2. Ruang Untuk Pulang

1.9K 124 8
                                    

Elang tak pernah mengeluh dengan hidupnya sekarang, jauh sebelum ini, ia sudah melalui pahitnya kehidupan.

Dulu, Elang tidak mempunyai siapa-siapa, ia dibuang ke panti asuhan, hidup penuh tekanan, dikucilkan, dan bahkan menjadi samsak anak-anak di sana. Sampai ia lulus SMA, ia di keluarkan dari panti asuhan, hidup luntang-lantang di jalanan, mengais rongsokan demi sesuap nasi.

Tak ada tempatnya untuk pulang, tak ada tempat untuknya bersandar, hanya gubuk tua tempatnya berteduh. Dengan mengandalkan ijazah SMA, ia memberanikan diri melamar pekerjaan menjadi OB di perusahaan   besar yang mempertemukan dengan Ellen.

Semuanya terasa begitu cepat, pertemuan yang tak terduga, memberikannya keluarga yang sangat ia sayangi, Ellen istri tercinta dan Dion pelengkap hidup mereka, walaupun Elang hanyalah pengganti sosok yang telah berpulang. Namun, Elang tetap bersyukur, Tuhan memberikannya tempat untuk pulang.

Elang tak akan memaksa Ellen untuk mencintainya, karena ia tahu hati yang ia jaga tak akan mampu mengalahkan cinta Ellen kepada sang kekasih yang ditinggal mati. Melihat senyum Ellen dan Dion dari kejauhan, itu sudah cukup baginya.

Tugas Elang hanya satu, memastikan anak dan istrinya bahagia. Walaupun Ellen tidak melihatnya sebagai suami, dan Dion tak menganggapnya ayahnya, Elang akan menjaga mereka sepenuh hati meskipun nyawa taruhannya.

Elang turun dari mobil ketika sampai di tempat tujuan, banyak karyawan menunduk hormat, menyapanya ramah, dan ia balas dengan senyuman. Semenjak ia menikah dengan Ellen, status pekerjaannya sekarang beralih menjadi CEO yang merupakan perusahaan keluarga istrinya--Herlambang Group. Kini ia turut menjadi andil menjalankan perusahaan sesuai permintaan mertuanya.

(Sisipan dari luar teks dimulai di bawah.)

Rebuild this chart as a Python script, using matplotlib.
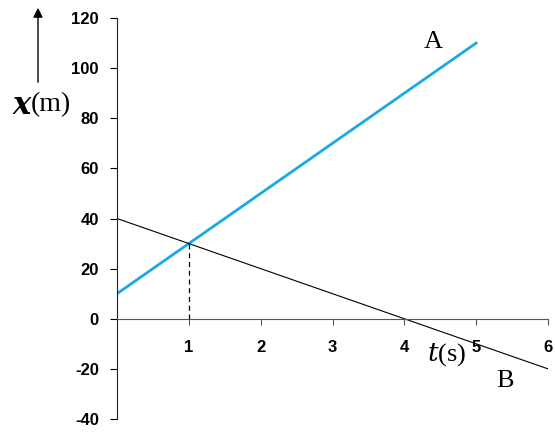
import matplotlib
matplotlib.use("Agg")
import matplotlib.pyplot as plt

t_A = [0, 5]
x_A = [10, 110]
t_B = [0, 6]
x_B = [40, -20]
t_meet = [1, 1]
x_meet = [0, 30]
xticks = [1, 2, 3, 4, 5, 6]
yticks = [-40, -20, 0, 20, 40, 60, 80, 100, 120]

fig = plt.figure(figsize=(5.55, 4.32), dpi=100)
ax = fig.add_axes([117/555, 1-419/432, (548-117)/555, (419-18)/432])
ax.plot(t_A, x_A, color='#1BA9E1', lw=2)
ax.plot(t_B, x_B, color='black', lw=0.8)
ax.plot(t_meet, x_meet, color='black', lw=0.9, ls=(0, (4, 3)))
ax.set_xlim(0, 6)
ax.set_ylim(-40, 120)
ax.spines['top'].set_visible(False)
ax.spines['right'].set_visible(False)
ax.spines['bottom'].set_position(('data', 0))
ax.spines['bottom'].set_color('#555555')
ax.spines['left'].set_color('#222222')
ax.set_xticks(xticks)
ax.set_yticks(yticks)
ax.set_xticklabels([str(v) for v in xticks])
ax.set_yticklabels([str(v) for v in yticks])
ax.tick_params(axis='x', direction='out', length=4, color='#555555', pad=11)
ax.tick_params(axis='y', direction='out', length=5, pad=8)
for lab in ax.get_xticklabels() + ax.get_yticklabels():
    lab.set_fontfamily('Liberation Sans')
    lab.set_fontweight('bold')
    lab.set_fontsize(12)

serif = 'Liberation Serif'
fig.text(433/555, 1-42/432, 'A', fontfamily=serif, fontsize=19, ha='center', va='center')
fig.text(505/555, 1-381/432, 'B', fontfamily=serif, fontsize=19, ha='center', va='center')
fig.text(447/555, 1-355/432, r'$t$(s)', fontfamily=serif, fontsize=19, ha='center', va='center',
         math_fontfamily='dejavuserif')
fig.text(31/555, 1-105/432, '(m)', fontfamily=serif, fontsize=20, ha='left', va='center')
fig.text(31/555, 1-105/432, 'x', fontfamily='DejaVu Serif', fontsize=22, fontweight='bold',
         fontstyle='italic', ha='right', va='center')
fig.add_artist(matplotlib.patches.FancyArrowPatch((38/555, 1-85/432), (38/555, 1-5/432),
               transform=fig.transFigure, arrowstyle='-|>', mutation_scale=14, lw=1, color='black'))

fig.savefig('out.png', dpi=100)
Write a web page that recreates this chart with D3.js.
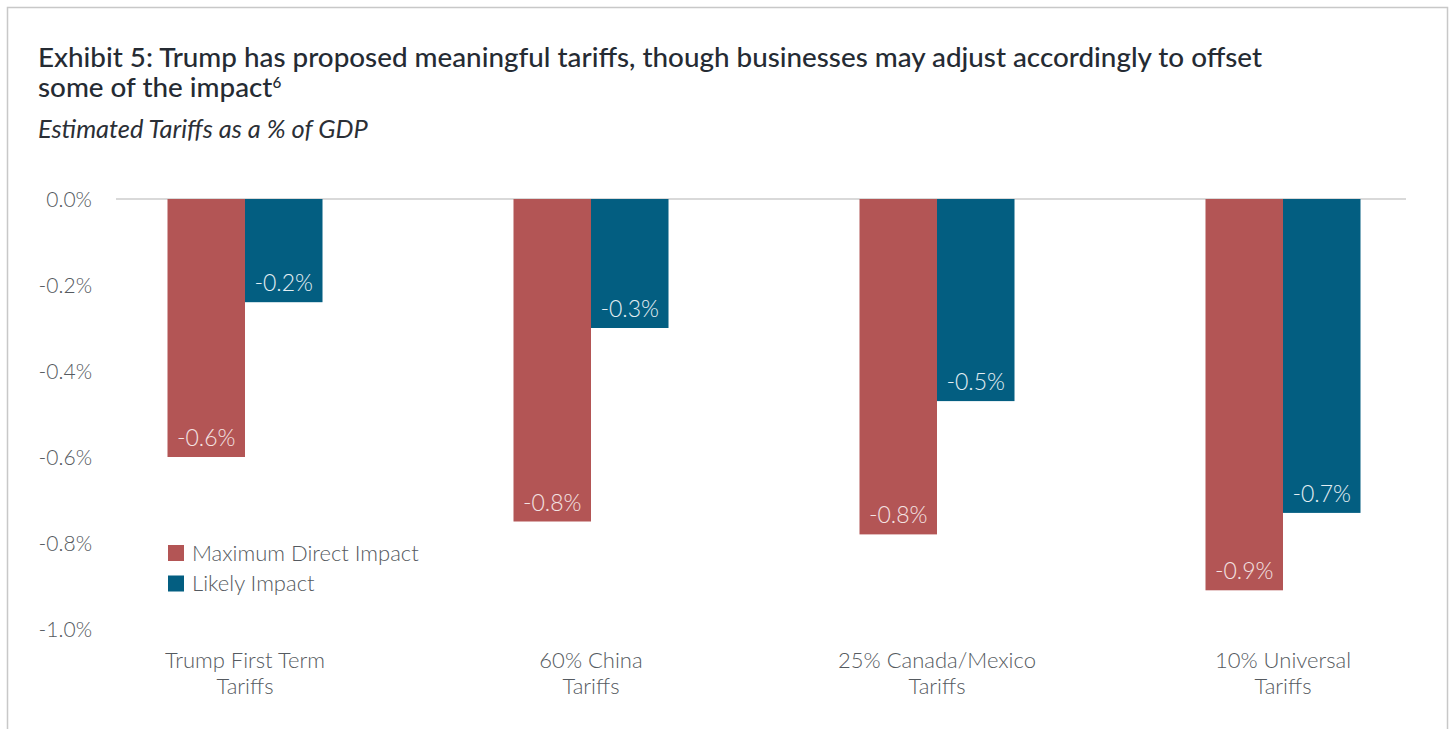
<!DOCTYPE html>
<html>
<head>
<meta charset="utf-8">
<script src="https://cdn.jsdelivr.net/npm/d3@7"></script>
<style>
  html, body { margin: 0; padding: 0; background: #fff; }
  svg { display: block; font-family: Lato, "Open Sans", sans-serif; }
</style>
</head>
<body>
<svg id="chart" width="1453" height="729"></svg>
<script>
// ---- Data ----
const categories = [["Trump First Term", "Tariffs"], ["60% China", "Tariffs"], ["25% Canada/Mexico", "Tariffs"], ["10% Universal", "Tariffs"]];
const seriesNames = ["Maximum Direct Impact", "Likely Impact"];
const maxDirect = [-0.60, -0.75, -0.78, -0.91];
const likely = [-0.24, -0.30, -0.47, -0.73];
const yTicks = [0, -0.2, -0.4, -0.6, -0.8, -1.0];
const colors = ["#b35555", "#035e81"];
const titleLines = ["Exhibit 5: Trump has proposed meaningful tariffs, though businesses may adjust accordingly to offset", "some of the impact"];
const subtitle = "Estimated Tariffs as a % of GDP";

const fmt = d3.formatLocale({decimal: ".", thousands: ",", grouping: [3], currency: ["", ""], minus: "-"}).format(".1f");
const pct = d => fmt(d) + "%";

const svg = d3.select("#chart");

// frame
svg.append("rect").attr("x", 7.5).attr("y", 7.5).attr("width", 1440).attr("height", 740)
  .attr("fill", "none").attr("stroke", "#c8c8c8").attr("stroke-width", 1.5);

// titles
const t = svg.append("text").attr("x", 38).attr("y", 67).attr("font-size", 24).attr("font-weight", 500).attr("fill", "#252b33").text(titleLines[0]);
const t2 = svg.append("text").attr("x", 38).attr("y", 97).attr("font-size", 24).attr("font-weight", 500).attr("fill", "#252b33");
t2.append("tspan").text(titleLines[1]);
const sup = t2.append("tspan").attr("font-size", 14).attr("dy", -9).text("6");
const tw = t.node().getComputedTextLength();
const target = 1263 - 38;
if (Math.abs(tw - target) > 4) {
  const fs = 24 * target / tw;
  t.attr("font-size", fs); t2.attr("font-size", fs);
  t2.select("tspan").attr("font-size", fs);
  sup.attr("font-size", fs * 0.55);
}
const st = svg.append("text").attr("x", 38).attr("y", 138).attr("font-size", 24).attr("font-style", "italic")
  .attr("fill", "#2b2f36").text(subtitle);
const sw = st.node().getComputedTextLength();
st.attr("font-size", 24 * 330 / sw);

// scales
const y = d3.scaleLinear().domain([-1.0, 0]).range([629, 199]);
const x0 = d3.scaleBand().domain(d3.range(categories.length)).range([72, 1456]).paddingInner(0.552).paddingOuter(0.276);
const x1 = d3.scaleBand().domain(d3.range(seriesNames.length)).range([0, x0.bandwidth()]);

// zero gridline
svg.append("line").attr("x1", 116).attr("x2", 1406).attr("y1", y(0)).attr("y2", y(0))
  .attr("stroke", "#d9d9d9").attr("stroke-width", 2);

// y axis
const yAxis = d3.axisLeft(y).tickValues(yTicks).tickSize(0).tickPadding(0).tickFormat(pct);
const ya = svg.append("g").attr("transform", "translate(92,0)").call(yAxis);
ya.select(".domain").remove();
ya.selectAll("text").attr("font-size", 21).attr("font-weight", 300).attr("fill", "#555a60")
  .attr("font-family", "Lato, sans-serif").attr("dy", "0.35em");

// bars
const data = categories.map((c, i) => [maxDirect[i], likely[i]]);
const groups = svg.append("g").selectAll("g").data(data).join("g")
  .attr("transform", (d, i) => `translate(${x0(i)},0)`);
groups.selectAll("rect").data(d => d).join("rect")
  .attr("x", (d, j) => x1(j)).attr("width", x1.bandwidth())
  .attr("y", y(0)).attr("height", d => y(d) - y(0))
  .attr("fill", (d, j) => colors[j]);
groups.selectAll("text").data(d => d).join("text")
  .attr("x", (d, j) => x1(j) + x1.bandwidth() / 2)
  .attr("y", d => y(d) - 11)
  .attr("text-anchor", "middle").attr("font-size", 23).attr("font-weight", 300)
  .attr("fill", (d, j) => j === 0 ? "#f4e3e3" : "#e3eef3")
  .text(pct);

// x axis category labels
const xa = svg.append("g");
categories.forEach((c, i) => {
  const cx = x0(i) + x0.bandwidth() / 2;
  const tx = xa.append("text").attr("x", cx).attr("y", 668)
    .attr("text-anchor", "middle").attr("font-size", 22).attr("font-weight", 300).attr("fill", "#555a60");
  c.forEach((line, k) => tx.append("tspan").attr("x", cx).attr("dy", k === 0 ? 0 : 26).text(line));
});

// legend
const lg = svg.append("g").attr("transform", "translate(168,545)");
seriesNames.forEach((n, i) => {
  lg.append("rect").attr("x", 0).attr("y", i * 30.5).attr("width", 16).attr("height", 16).attr("fill", colors[i]);
  lg.append("text").attr("x", 24).attr("y", i * 30.5 + 8).attr("dy", "0.35em")
    .attr("font-size", 22).attr("font-weight", 300).attr("fill", "#555a60").text(n);
});
</script>
</body>
</html>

Berbicara kedua mertuanya--Ardi Herlambang dan Yumita Ananda. Mereka begitu baik kepadanya, bahkan menganggapnya anak mereka sendiri terlepas ia hanyalah orang asing yang tiba-tiba menjadi suami Ellen. Sudah lama rasanya tidak bertemu mereka, karena sekarang mereka berada di luar negeri mengelola perusahaan di sana.

“Selamat pagi, Tuan,” sapa sekretari—Feri Ardiyansyah  sambil membuka pintu untuk Elang.

Elang tersenyum simpul. “Pagi.”
Elang masuk ke dalam ruangannya, meletakkan bekal makanan yang ia bawa, duduk memperhatikan banyak lembar dokumen yang akan ia periksa.

“Tuan baik-baik saja? Anda terlihat pucat,” ujar Feri khawatir.
Elang mengangguk singkat. “Saya baik-baik saja. Apa ada jadwal hari ini?” tanyanya, mengalihkan pembicaraan.

Feri membuka buku catatan kegiatan  Elang. “Jam satu  siang nanti, kita ada pertemuan dengan kolega perusahaan Mahendra Group, terkait kerja sama yang sebelumnya sudah dibahas. Hanya itu Tuan.”

Elang sedikit tidak semangat mendengar kegiatan hari ini. Tidak nyaman mengetahui siapa yang akan ia temui. Mahendra Grup adalah perusahaan terbesar bahkan di atas perusahaan yang ia pimpin sekarang—Herlambang Group.

Elang memang tidak mempunyai masalah pribadi dengan perusahaan itu, tetapi ia begitu malas bertemu dengan pemimpinnya yang merupakan orang tuanya Fero---mantan kekasihnya Ellen, dan secara biologis merupakan kakeknya Dion.

Ada sedikit getar berhadapan dengannya, karena acap kali mereka beradu pandang ada perasaan sakit disorotnya matanya.

Elang menghela napas, mau tak mau ia tak boleh lari dari kenyataan. “Feri, tolong carikan saya obat sakit kepala,” ucapnya sambil menekan pelipisnya.
Sedari tadi, tubuhnya terasa lemas, dan kepalanya nyut-nyutan. Mungkin efek terlampau stress beberapa belakangan.

Feri yang mendapat permintaan itu, bergerak cepat keluar, meninggalkan Elang yang masih bergelut dengan sakit kepalanya.

Tidak membutuhkan lama, Feri datang membawa obat yang Elang inginkan. Memberikannya segelas air untuk Elang teguk dengan pil di tangannya.